In [2]:
import json
import numpy as np
import pandas as pd
from collections import defaultdict
from surprise import Dataset, Reader, SVD
from sklearn.preprocessing import normalize
from tqdm import tqdm

# 경로 설정
train_file = "train_80.json"
test_file = "test_20.json"

# 1. 감성 벡터 포함된 리뷰 로드
def load_reviews_with_vectors(path):
    data = []
    with open(path, encoding="utf-8") as f:
        for line in f:
            obj = json.loads(line)
            obj["vector"] = np.array(obj["sentiment_vector"])
            data.append(obj)
    return data

# 2. 평점만 추출
def extract_ratings(data):
    return [(d["user_id"], d["business_id"], d["stars"]) for d in data]

train_reviews = load_reviews_with_vectors(train_file)
test_reviews = load_reviews_with_vectors(test_file)

train_ratings = extract_ratings(train_reviews)
test_ratings = extract_ratings(test_reviews)

# 3. SVD 모델 학습
reader = Reader(rating_scale=(1, 5))
train_df = pd.DataFrame(train_ratings, columns=["user_id", "business_id", "stars"])
train_dataset = Dataset.load_from_df(train_df, reader)
trainset = train_dataset.build_full_trainset()

svd = SVD(n_factors=20)
svd.fit(trainset)

# 4. 감성 벡터 임베딩 계산
user_vecs = defaultdict(list)
biz_vecs = defaultdict(list)

for r in train_reviews:
    user_vecs[r["user_id"]].append(r["vector"])
    biz_vecs[r["business_id"]].append(r["vector"])
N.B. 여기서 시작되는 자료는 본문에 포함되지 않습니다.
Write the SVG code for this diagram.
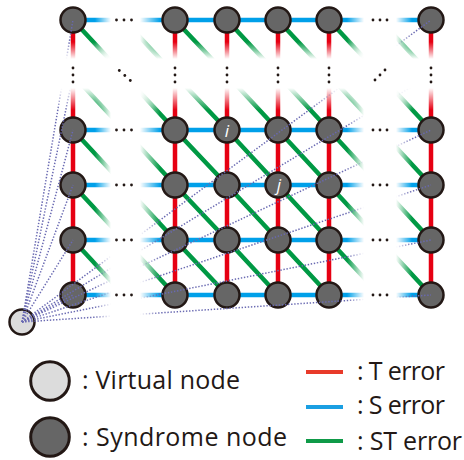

user_embed = {u: np.mean(vs, axis=0) for u, vs in user_vecs.items()}
biz_embed = {b: np.mean(vs, axis=0) for b, vs in biz_vecs.items()}

# 5. 하이브리드 추천 함수
def hybrid_recommendations(svd_model, user_embed, biz_embed, train_ratings, top_n=5, alpha=0.7):
    print("[Info] Generating hybrid recommendations...")
    recommendations = {}
    user_ids = list(user_embed.keys())
    biz_ids = list(biz_embed.keys())

    norm_user_embed = {u: v / np.linalg.norm(v) for u, v in user_embed.items()}
    norm_biz_embed = {b: v / np.linalg.norm(v) for b, v in biz_embed.items()}

    user_seen = defaultdict(set)
    for u, b, _ in train_ratings:
        user_seen[u].add(b)

    for u in tqdm(user_ids, desc="Generating for users"):
        if u not in norm_user_embed:
            continue
        scores = []
        for b in biz_ids:
            if b in user_seen[u] or b not in norm_biz_embed:
                continue
            svd_score = svd_model.predict(u, b).est
            content_score = np.dot(norm_user_embed[u], norm_biz_embed[b])
            hybrid_score = alpha * svd_score + (1 - alpha) * content_score
            scores.append((b, hybrid_score))
        ranked = sorted(scores, key=lambda x: x[1], reverse=True)[:top_n]
        recommendations[u] = ranked
    print("[Done] Recommendation generation complete.")
    return recommendations

# 6. 실행
hybrid_recs = hybrid_recommendations(svd, user_embed, biz_embed, train_ratings, top_n=5, alpha=0.7)

# 7. 결과 예시 출력
for uid, recs in list(hybrid_recs.items())[:5]:
    print(f"\nUser: {uid}")
    for bid, score in recs:
        print(f"  Recommend: {bid} (Hybrid Score: {score:.4f})")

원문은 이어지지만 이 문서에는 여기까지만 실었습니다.